The most important wine tasters are in agreement: value-for-money Italian wines abound. We have chosen some for you with the help of two of the greatest: Robert Parker and James Suckling.

An American critic with a background in banking, Robert Parker began writing about wine in the 1970s. This is how the magazine The Wine Advocate started, one of the first to review wines independently, without contact with the commercial world. Today he is considered one of the most influential critics, so much so that his scores condition the market trend of the most celebrated wines in the world. His 100-scale scoring system is used by a team of tasters around the globe

A standard-bearer of the "American" taste, he preferred soft, full-bodied, velvety wines with long ageing in small wood. But he also awarded the first 100/100 to Sassicaia for the 1985 vintage, and he remembers it as "the wine I have liked the most in my 37-years career". His taste and style do not always reward Italian wines, characterised by aristocratic hardness and pungent acidity which change over the years. But his scores, attributed by the wine taster in Italy, the food and wine journalist Monica Larner, with a past at the "La Repubblica" newspaper, remain a point of reference, especially when the vintages are expressed with generous grandeur.

A former journalist of good standing, James Suckling began his career as a wine critic for the prestigious magazine Wine Spectator. Their roads diverged in 2010, when Suckling decided to create his own magazine. A wine critic historically specialising in Italian wine, Suckling currently lives in Italy, in Tuscany. This is where the headquarters for his wine tasting sessions are, which involve Italian wine for about half of the samples tested each year. 
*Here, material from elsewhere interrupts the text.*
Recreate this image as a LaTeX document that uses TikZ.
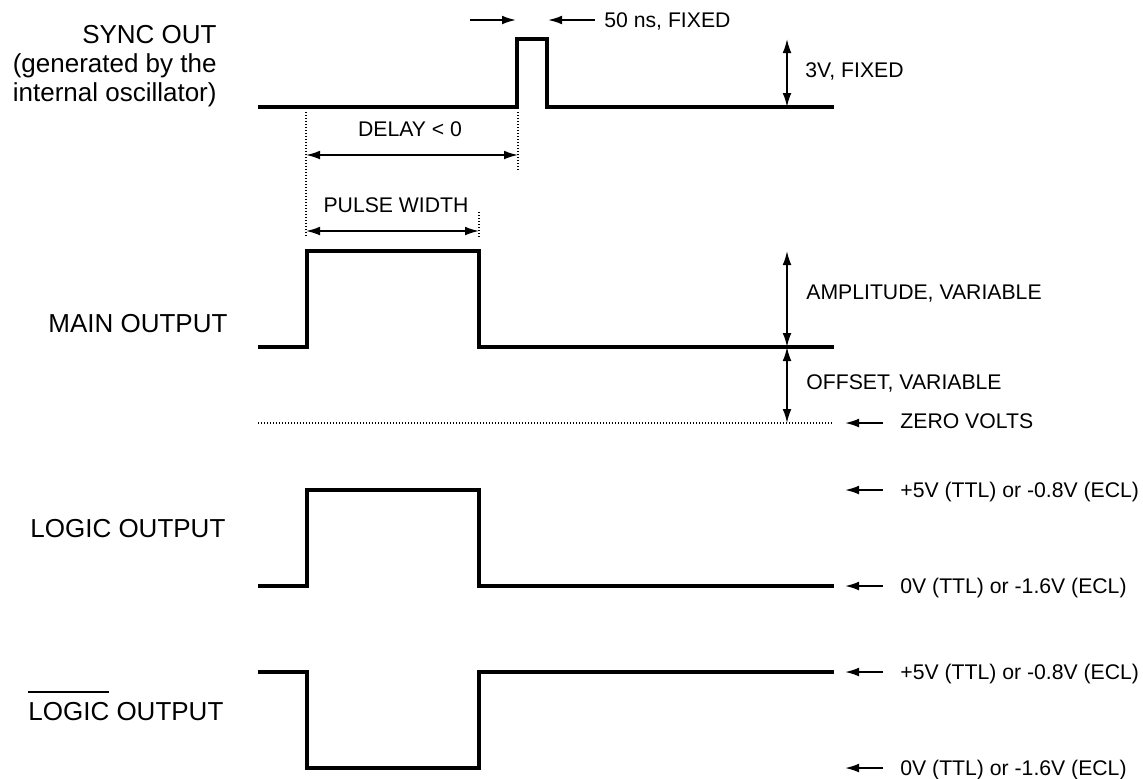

A lover of the complex angularity of the great Italian reds (Sangiovese, Nebbiolo and Aglianico first and foremost), Suckling considers sensations on the palate to be central to tasting. Before the body itself, fruit, tannin, acidity and alcohol must express themselves in perfect harmony and convey a long and elegant persistence. Suckling also uses a score in hundreds. And, for Italian wine, the scores most often reach absolute excellence.